The Dark Days

Winter has always been a comfort for me. The dark gloomy days. The cold. Grey clouds somehow thin but think enough to block the light. The sunshine. The happiness. No one wants to go outside when the happiness is gone. I prefer it that way though. The cold air hitting my face and breathing in the smell of a storm coming soon. Lightening and thunder have always brought my comfort. The beauty of winter. I never understood how people could fear it. The roar of the sky from the pain of light shooting down to cut it into pieces. Maybe that’s why the sky cries.. The storms always bring chaos and unknown. They rip through towns destroying whatever is in their way and taking what they want. Maybe that is why it brings me comfort.
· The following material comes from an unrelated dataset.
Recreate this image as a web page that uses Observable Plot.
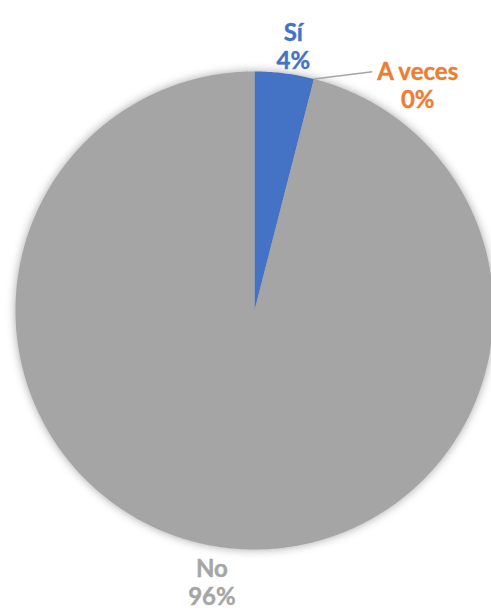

Chaos. Unknown. Destruction. Selfish actions without the thought of how another person will be affected. Or maybe it’s effected I’m not too sure.

3 Days Later:

So I have finally made my first post on today (Friday January 10th) which some may be confused which is understandable. You see the post, my “first” post that is, I actually wrote earlier this week. I never meant it to be like that but here I am. My vulnerability, guard let down, confidence at a low and a high. You get it. Whoever is reading this that is. Anyone who came back to my story. I have posted my first thing today and I have been SO torn. Torn between letting people know how I feel and then being concerned and also my family reading this and wondering things I can’t even fathom. “What could I have done different, does she realize what I went through, I just tied to survive, and it wasn’t even that bad.” You see these are just basic things that run through my head. It’s so unfortunate. When I had written my first post I was clear minded and that’s how I wanted to be. Here I am 3 days later and I’m not necessarily happy that I’m the opposite but I hit that path again. And I’m sorry to those who read my first post and high hopes but I’m being honest. And with that I don’t want to lie or try to glorify anything. It is a Friday night and I’m completely alone, which I’m fine with. I am content with being alone. In fact I prefer it because I don’t want the expectations of others. The let down of not “doing the right thing”. The fact of having to “socialize”. What does socialize even mean anymore??? With girls it just seems so fucking catty. And with guys? Haha, who’s life is the best! But in reality it’s all just a lie. Everything is a lie… That’s just my opinion anyway. I think this post has just gone on too long and is all over the map so this is where I’m going to end it. If you have stuck this far I appreciate you. My goal isn’t to complain, brag, or glorify anything. I just hope to bring others reassurance that they are not alone.

Day 1:

This morning I sat to eat breakfast. Which is an unusual thing for me because normally I hit snooze until I know I’m going to be late and I’m in a rush to get out the door. The past two days I’ve been clear minded, able to remember the things I did the night before. The things I said, how much I ate, who I called, what I posted, but most importantly how much I drank. It’s a crazy feeling especially since to the common it’s their known. For the past year it has been the unknown for me. I sit at a chair by the window waiting for when I have to leave for work. The two big windows display a picture that show more than just fog outlining trees. The broken fallen leaves on the ground. The bright trees standing tall and the one tree that’s falling apart. When I look out I don’t just see nature. I see a story of my life. The memories. The pain. The broken. Me. Then the others standing tall. You see the fog covering up the tree to which you only see an outline? Those are my memories. I almost wish they were the happy ones but those have almost vanished completely. The fog covers up the bad as much as possible but there is still an outline. Some sort of known but just not completely aware. I have tried so hard to block out the pain. I’ve spent the last year doing my damn best at it too. I knew addiction to cover the pain ran in my family and I drove head first along that path. It’s time I head to work though so I will have to carry on another time.